How about a job which suits your 'travel-craze.' A job that is flying around the globe visiting different places. If you think it's is impossible, then you need to check out the cool 'Travel-Job' story below.

While other students of Santiago University took up more conventional jobs, he took up a job that would let him circle the globe. This student, Felipe Neira signed up to be a seasonal flight attendant.

The BBC World reports, that in his early-20s then, he got his first taste of the wider world. Flying abroad and living out of a suitcase was a lifestyle he could get used to.

"When I graduated from college I looked for a job that would allow me to continue travelling," Neira said. He was an export manager for Concha y Toro, Latin America's largest wine producer who travelled seven years representing the brand in Sub-Saharan Africa and eventually landing in Stockholm as the commercial director of its Nordic division.

Neira now works for the Baltic region's largest wine importer, Global Wine House, as a managing director overseeing the Chilean portfolio. He meets the Chilean winemakers to develop new lines for Europe. He launched six new Chilean wines in 2015 and plans to release another three in 2016 in the supermarkets of nearly two-dozen European nations.

His one foot is in his native Chile and another in Europe, the continent where he's spent much of his adult life. He travels across the Atlantic from his chosen home base in Berlin to Santiago five times per year for up to 10 days at a time and to the company's headquarters in Tallinn, Estonia, where he spends one week every month. Add in the monthly trips within Europe for market checkups, educational sessions and relationship-building, and Neira is on the road up to 20 weeks each year, racking up about 350,000 air travel miles in the process.

Learning to trust

Neira explains "the trust system in Europe is something that is very foreign to us in South America" when he found his lost bag in the same train where he had left. He had filed a complaint since the bag contained his passport, laptop and 2,000 euros ($2,276) which he left in his cabin on a train from Oslo Airport to the Norwegian capital.

 "In Chile we are very cautious in the way we conduct business with regards to whom we trust and who we don't," he said, "but in much of Europe they start by trusting you automatically." That's led him to begin meetings with business partners from a position of faith - rather than scepticism -in their abilities.

Another difference the Chilean learned on the job: when to be polite and when to be straightforward. "In South America we don't say 'no'. We'll say 'maybe', 'yes' or 'let's talk about this later' when we really mean 'no'," he said. "We think we're being polite by doing this, but ... there is no space for that kind of indirect talk in Europe."

Neira has also found his recent work in Eastern Europe to be a lot more confrontational than he was used to in Scandinavia. "A small issue can turn into a big fight where there's shouting and you feel that a business partner will completely break off the relationship," he explained. "But then you learn that that's just the way they do stuff. They like to scare you and put you in these really challenging positions to see how far you'll go."

The Reality of Travelling

As it turns out, the travelling life he once dreamed of isn't nearly as glamorous in practice, said Neira.
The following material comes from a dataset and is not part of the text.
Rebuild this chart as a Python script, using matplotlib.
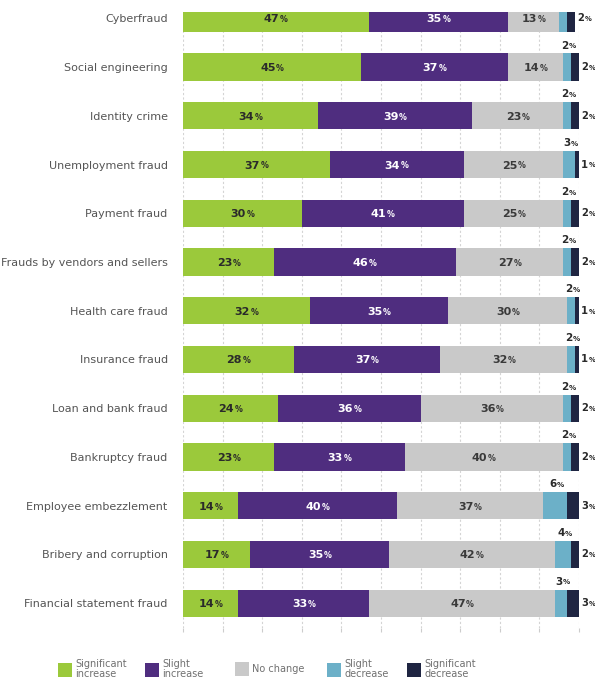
import matplotlib
matplotlib.use("Agg")
import matplotlib.pyplot as plt
from matplotlib.transforms import offset_copy
import numpy as np

categories = ["Cyberfraud", "Social engineering", "Identity crime", "Unemployment fraud",
              "Payment fraud", "Frauds by vendors and sellers", "Health care fraud",
              "Insurance fraud", "Loan and bank fraud", "Bankruptcy fraud",
              "Employee embezzlement", "Bribery and corruption", "Financial statement fraud"]
sig_increase = [47, 45, 34, 37, 30, 23, 32, 28, 24, 23, 14, 17, 14]
slight_increase = [35, 37, 39, 34, 41, 46, 35, 37, 36, 33, 40, 35, 33]
no_change = [13, 14, 23, 25, 25, 27, 30, 32, 36, 40, 37, 42, 47]
slight_decrease = [2, 2, 2, 3, 2, 2, 2, 2, 2, 2, 6, 4, 3]
sig_decrease = [2, 2, 2, 1, 2, 2, 1, 1, 2, 2, 3, 2, 3]
series_names = ["Significant\nincrease", "Slight\nincrease", "No change", "Slight\ndecrease", "Significant\ndecrease"]
colors = ["#9BC93B", "#4F2D7F", "#C9C9C9", "#6CB0C8", "#1F2542"]
label_colors = ["#2a2a2a", "#ffffff", "#3a3a3a", "#2a2a2a", "#2a2a2a"]

W, H = 595, 686
fig = plt.figure(figsize=(W/100, H/100), dpi=100)
ax_left, ax_right = 183, 579
ax_top, ax_bot = 12, 628
ax = fig.add_axes([ax_left/W, 1 - ax_bot/H, (ax_right-ax_left)/W, (ax_bot-ax_top)/H])


def pct_label(x, yv, v, color, ha, va, size=7.5):
    """Bold number followed by a smaller percent sign."""
    if ha == "center":
        t = ax.text(x, yv, f"{int(v)}", ha="right", va=va, fontsize=size,
                    fontweight="bold", color=color, zorder=5,
                    transform=offset_copy(ax.transData, fig=fig, x=2.5, y=0, units="points"))
    else:
        t = ax.text(x, yv, f"{int(v)}", ha="left", va=va, fontsize=size,
                    fontweight="bold", color=color, zorder=5)
    ax.annotate("%", xy=(1.0, 0.21), xycoords=t, xytext=(0.4, 0), textcoords="offset points",
                ha="left", va="baseline", fontsize=size - 2.3, fontweight="bold",
                color=color, zorder=5)


y = np.arange(len(categories))
series = [sig_increase, slight_increase, no_change, slight_decrease, sig_decrease]
left = np.zeros(len(categories))
bh = 0.56
containers = []
for i, (vals, c) in enumerate(zip(series, colors)):
    vals = np.array(vals, dtype=float)
    bc = ax.barh(y, vals, left=left, height=bh, color=c, zorder=3, linewidth=0)
    containers.append(bc)
    for j, v in enumerate(vals):
        if i < 3:
            pct_label(left[j] + v/2, y[j] + 0.02, v, label_colors[i], "center", "center", 8)
        elif i == 3:
            if j == 0:
                continue  # above the visible area in the reference
            pct_label(left[j] + v/2 - 1.5, y[j] - bh/2 - 0.06, v, label_colors[i], "left", "bottom", 7.5)
        else:
            pct_label(left[j] + v + 0.5, y[j], v, label_colors[i], "left", "center", 7.2)
    left += vals

ax.set_xlim(0, 100)
ax.set_ylim(len(categories) - 1 + 0.51, -0.13)
ax.set_xticks(np.arange(0, 101, 10))
ax.set_xticklabels([])
ax.set_yticks(y)
ax.set_yticklabels(categories, fontsize=8, color="#555555")
ax.tick_params(axis="y", length=0, pad=11)
ax.tick_params(axis="x", length=3, color="#cccccc", width=0.8)
ax.grid(axis="x", linestyle=(0, (2, 2)), color="#d4d4d4", linewidth=0.8, zorder=0)
for s in ax.spines.values():
    s.set_visible(False)

# legend entries
leg_x = [53, 140, 230, 322, 402]
for bc, name, lx in zip(containers, series_names, leg_x):
    leg = fig.legend([bc], [name], loc="center left", bbox_to_anchor=(lx/W, (H-669)/H),
                     frameon=False, fontsize=7, handlelength=1.5, handleheight=1.85,
                     handletextpad=0.3, borderpad=0, labelspacing=0)
    for t in leg.get_texts():
        t.set_color("#707070")
        t.set_linespacing(1.0)

fig.savefig("out.png", dpi=100)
 "The reality of many of these trips is that you're just office-hopping," he said. "My friends don't believe me, but going to Prague, Oslo, Madrid or wherever, it doesn't really matter anymore because you go to the airport, get in a taxi, go to the office, go back to the hotel, go back to the airport and off to the next destination."

Neira goes back to the same hotels time and again because having a familiar atmosphere can save time and effort. That's helped him not feel like he's always starting from scratch looking for the nearest restaurants or scoping out routes to get to and from meetings.

In places like Estonia, which have become like a second home, Neira said he frequents the hotel gym, goes to the movies and hangs out with some friends he's developed over the years. This helps him maintain continuity in his travelling life. When he's back in Santiago he'll often stay with friends or family - instead of a hotel - so that he doesn't lose touch with the people who've known him since he was a child.